I would like to do some further operations on a windowed KTable. To give some background, I have a topic with data in the form of: {clientId, txTimestamp, txAmount}
. From this topic, I have created a stream, partitioned by clientId with the underlying topic timestamp equal to the txTimestamp event field. Starting from this stream, I want to aggregate the number of transactions per clientId in every 1 hour windows.

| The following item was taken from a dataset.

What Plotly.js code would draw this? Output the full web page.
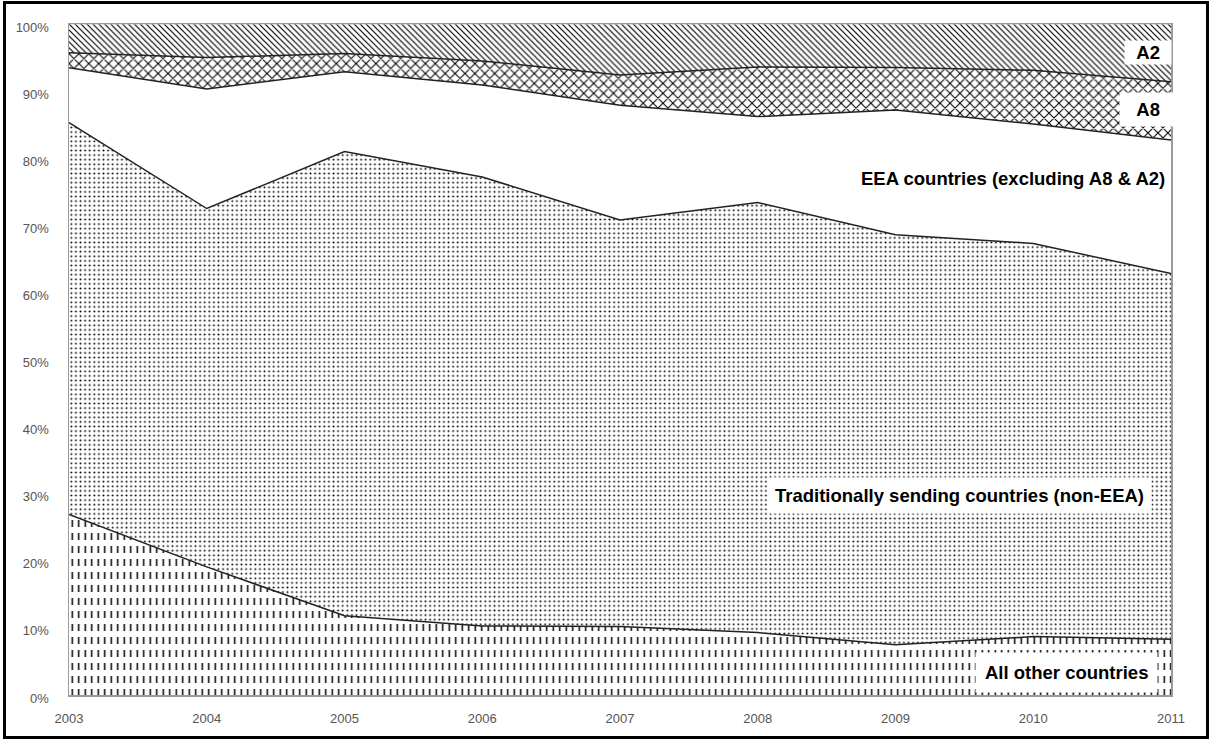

This is done with something similar to the following:
CREATE TABLE transactions_per_client WITH (kafka_topic='transactions_per_client_topic') AS SELECT clientId, COUNT(*) AS transactions_per_client, WINDOWSTART AS window_start, WINDOWEND AS window_end FROM transactions_stream WINDOW TUMBLING (SIZE 1 HOURS) GROUP BY clientId;
The aggregations work as expected and yield values similar to:
ClientId | Transactions_per_client | WindowStart | WindowEnd |
---|---|---|---|
1 | 12 | 1 | 2 |
2 | 8 | 1 | 2 |
1 | 24 | 2 | 3 |
1 | 19 | 3 | 4 |
What I want to do now is further process this table to add a column that represents the difference in number of transactions per client between 2 adjacent windows for the same client. For the previous table, that would be something like this:
ClientId | Transactions_per_client | WindowStart | WindowEnd | Deviation |
---|---|---|---|---|
1 | 12 | 1 | 2 | 0 |
2 | 8 | 1 | 2 | 0 |
1 | 24 | 2 | 3 | 12 |
1 | 19 | 3 | 4 | -5 |
What would be the best way to achieve this (either using kafka streams or ksql)? I tried to use the User Defined Aggregation functions to try to create this column but it cannot be applied to a KTable, only to a KStream.